Engagement is growing - While Spotify's total MAUs respectively rose 36% and 29% the last two years, streaming content hours rose 53% and 51%. The amount of listening done by the average Spotify continues steadily rising.
Operating expenses are growing rapidly - Spotify's operating expenses rose 64% last year to €1.23 billion, easily outpacing revenue growth of 39%. Sales/marketing spend rose 43% to €567 million, and R&D spend rose 91% to €396 million.
Moreover, Spotify cautions that R&D spend is expected to keep growing as a percentage of revenue.

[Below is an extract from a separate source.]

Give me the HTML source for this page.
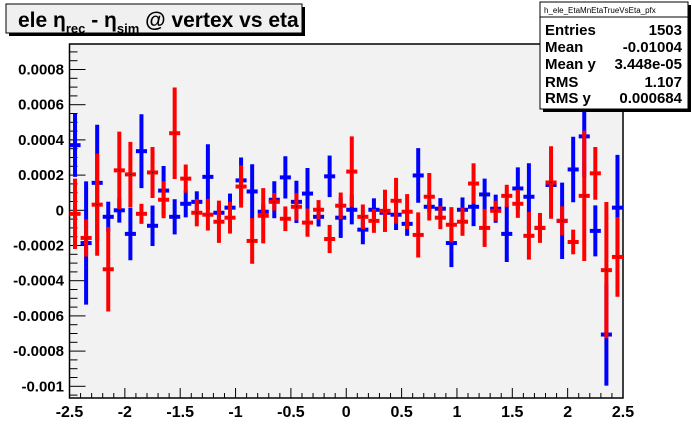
<!DOCTYPE html>
<html><head><meta charset="utf-8"><style>
body{margin:0;background:#fff;}
svg{display:block;font-family:"Liberation Sans",Arial,sans-serif;font-weight:bold;}
</style></head><body>
<svg id="c" width="692" height="444" viewBox="0 0 692 444" xmlns="http://www.w3.org/2000/svg">
<rect x="0" y="0" width="692" height="444" fill="#ffffff"/>
<rect x="69.5" y="44" width="553.5" height="354" fill="#f2f2f2" stroke="#000" stroke-width="1.5"/>
<g id="axes"></g>
<g id="blue"></g>
<g id="red"></g>
<g>
<rect x="9" y="7" width="296" height="29" fill="#000"/>
<rect x="6" y="4" width="296" height="29" fill="#f0f0f0" stroke="#000" stroke-width="1"/>
<text x="18" y="27" font-size="21">ele η<tspan font-size="13" dy="6">rec</tspan><tspan dy="-6"> - η</tspan><tspan font-size="13" dy="6">sim</tspan><tspan dy="-6"> @ vertex vs eta</tspan></text>
</g>
<g>
<rect x="543" y="5" width="148" height="107" fill="#000"/>
<rect x="540" y="2" width="148" height="107" fill="#fff" stroke="#000" stroke-width="1"/>
<line x1="540" y1="17" x2="688" y2="17" stroke="#000" stroke-width="1"/>
<text x="544" y="13" font-size="8" font-weight="normal">h_ele_EtaMnEtaTrueVsEta_pfx</text>
<text x="545" y="35" font-size="15">Entries</text><text x="682" y="35" font-size="15" text-anchor="end">1503</text>
<text x="545" y="52" font-size="15">Mean</text><text x="682" y="52" font-size="15" text-anchor="end">-0.01004</text>
<text x="545" y="69" font-size="15">Mean y</text><text x="682" y="69" font-size="15" text-anchor="end">3.448e-05</text>
<text x="545" y="87" font-size="15">RMS</text><text x="682" y="87" font-size="15" text-anchor="end">1.107</text>
<text x="545" y="103" font-size="15">RMS y</text><text x="682" y="103" font-size="15" text-anchor="end">0.000684</text>
</g>
</svg>
<script>
const binCenters=[-2.45,-2.35,-2.25,-2.15,-2.05,-1.95,-1.85,-1.75,-1.65,-1.55,-1.45,-1.35,-1.25,-1.15,-1.05,-0.95,-0.85,-0.75,-0.65,-0.55,-0.45,-0.35,-0.25,-0.15,-0.05,0.05,0.15,0.25,0.35,0.45,0.55,0.65,0.75,0.85,0.95,1.05,1.15,1.25,1.35,1.45,1.55,1.65,1.75,1.85,1.95,2.05,2.15,2.25,2.35,2.45];
// values in units of 1e-4
const blueMean=[3.7,-1.86,1.56,-0.37,0,-1.34,3.36,-0.88,1.12,-0.37,0.37,0.48,1.9,-0.14,0.15,1.7,1.07,-0.08,0.6,1.87,0.48,0.95,-0.37,1.93,-0.42,0.03,-1.1,0.03,-0.14,-0.25,-0.77,1.98,0.2,0.09,-1.86,0.03,0.2,0.9,0.09,-1.34,1.24,0.77,-1.0,1.44,-0.6,2.32,4.2,-1.17,-7.06,0.15];
const blueErr=[1.8,3.5,3.3,0.86,0.7,1.5,2.1,1.15,1.4,1.0,0.77,0.6,1.85,0.4,0.8,1.3,1.55,0.4,1.05,1.2,1.2,1.45,0.55,1.18,1.15,0.83,0.83,0.65,0.3,0.87,0.68,1.55,0.3,0.6,1.37,0.7,1.1,0.9,0.8,1.6,1.2,1.9,0.5,0.5,2.17,1.86,2.3,1.45,2.9,3.0];
const redMean=[-0.2,-1.57,0.32,-3.35,2.27,2.04,-0.2,2.15,0.6,4.38,1.8,-0.14,-0.25,-0.65,-0.42,1.35,-1.74,-0.31,0.48,-0.48,0.2,-0.7,0.03,-1.63,0.26,2.2,-0.37,-0.6,-0.03,0.54,-0.08,-1.4,0.77,-0.42,-0.82,-0.65,1.52,-1.0,-0.03,0.82,0.37,-1.45,-1.0,1.58,-0.6,-1.8,0.82,2.1,-3.4,-2.65];
const redErr=[2.0,1.06,2.9,2.4,2.2,1.85,0.57,1.45,1.05,2.6,0.8,0.77,0.9,1.2,0.9,1.2,1.3,1.57,0.5,0.7,0.77,0.8,0.55,0.8,0.75,2.0,0.7,0.68,1.2,1.3,1.0,1.28,1.35,0.65,1.0,0.8,1.15,1.08,0.57,0.63,0.8,1.35,0.85,2.06,0.83,0.7,3.7,1.5,3.87,2.26];
const xTicks=[-2.5,-2,-1.5,-1,-0.5,0,0.5,1,1.5,2,2.5];
const xTickLabels=["-2.5","-2","-1.5","-1","-0.5","0","0.5","1","1.5","2","2.5"];
const yTicks=[0.0008,0.0006,0.0004,0.0002,0,-0.0002,-0.0004,-0.0006,-0.0008,-0.001];
const yTickLabels=["0.0008","0.0006","0.0004","0.0002","0","-0.0002","-0.0004","-0.0006","-0.0008","-0.001"];
const X0=69.5,X1=623,Y0=44,Y1=398;
const xs=v=>X0+(v+2.5)/5*(X1-X0);
const ys=v=>210.3-v*176000;
const NS="http://www.w3.org/2000/svg";
function mk(tag,attrs,parent){const e=document.createElementNS(NS,tag);for(const k in attrs)e.setAttribute(k,attrs[k]);parent.appendChild(e);return e;}
const ax=document.getElementById('axes');
for(let i=0;i<=50;i++){const v=-2.5+i*0.1;const major=i%5===0;
 const t=mk('line',{x1:xs(v),x2:xs(v),y1:Y1,y2:Y1-(major?10:5),stroke:'#000','stroke-width':1},ax);
 
 }
xTicks.forEach((v,i)=>{const t=mk('text',{x:xs(v),y:417,'font-size':16,'text-anchor':'middle'},ax);t.textContent=xTickLabels[i];
 
 });
for(let i=0;;i++){const v=-0.001+i*0.00005;const y=ys(v);if(y<Y0)break;const major=i%4===0;
 const t=mk('line',{x1:X0,x2:X0+(major?16:8),y1:y,y2:y,stroke:'#000','stroke-width':1},ax);
 
 }
{const y=ys(-0.00105);const t=mk('line',{x1:X0,x2:X0+8,y1:y,y2:y,stroke:'#000','stroke-width':1},ax);
 
 }
yTicks.forEach((v,i)=>{const t=mk('text',{x:64,y:ys(v)+5,'font-size':15,'text-anchor':'end'},ax);t.textContent=yTickLabels[i];
 
 });
function drawSeries(g,means,errs,color,name){
 const hw=(X1-X0)/100;
 binCenters.forEach((c,i)=>{const m=means[i]*1e-4,e=errs[i]*1e-4;const x=xs(c);
  const grp=mk('g',{},g);
  
  
  mk('line',{x1:x,x2:x,y1:ys(m+e),y2:ys(m-e),stroke:color,'stroke-width':4},grp);
  mk('line',{x1:x-hw,x2:x+hw,y1:ys(m),y2:ys(m),stroke:color,'stroke-width':4},grp);
  mk('rect',{x:x-0.5,y:ys(m)-0.5,width:1,height:1,fill:'#000'},grp);
 });
}
drawSeries(document.getElementById('blue'),blueMean,blueErr,'#0000ff','blue');
drawSeries(document.getElementById('red'),redMean,redErr,'#ff0000','red');
</script>
</body></html>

Chances are that marketing spend will also keep growing rapidly, both due to a tough competition and the fact that many of those who are "easy sells" for online music services have already signed up for one.
ARPUs are declining - Spotify's monthly average revenue per user (ARPU) for its subscription services fell to €5.32 in 2017 from €6.20 in 2016. The company blames adoption of its Family Plan (it supports up to 6 subs) and Student Plan, while adding Family Plan adoption is helping lower churn. Spotify expects ARPU declines to continue going forward.
Spotify's deals with music labels are quite complicated - Spotify notes that its deals with big music labels generally have a lifespan of just two years, aren't automatically renewable and are subject to (among other things) minimum guaranteed payments and marketing commitments. It also states some labels have the right to terminate a deal in the event of a change of control, and that the deals generally feature "most-favored nations" provisions preventing Spotify from reaching a more favorable deal with another label.
In addition to adding a measure of uncertainty to Spotify's future financial performance, such deal provisions could make a would-be acquirer think twice. And the fact that Spotify is competing against tech giants who don't need to spend much to market their services, and who might care less about profiting from their music services than about keeping consumers loyal to their platforms, gives music labels some negotiating leverage when current deals with Spotify expire in 2019.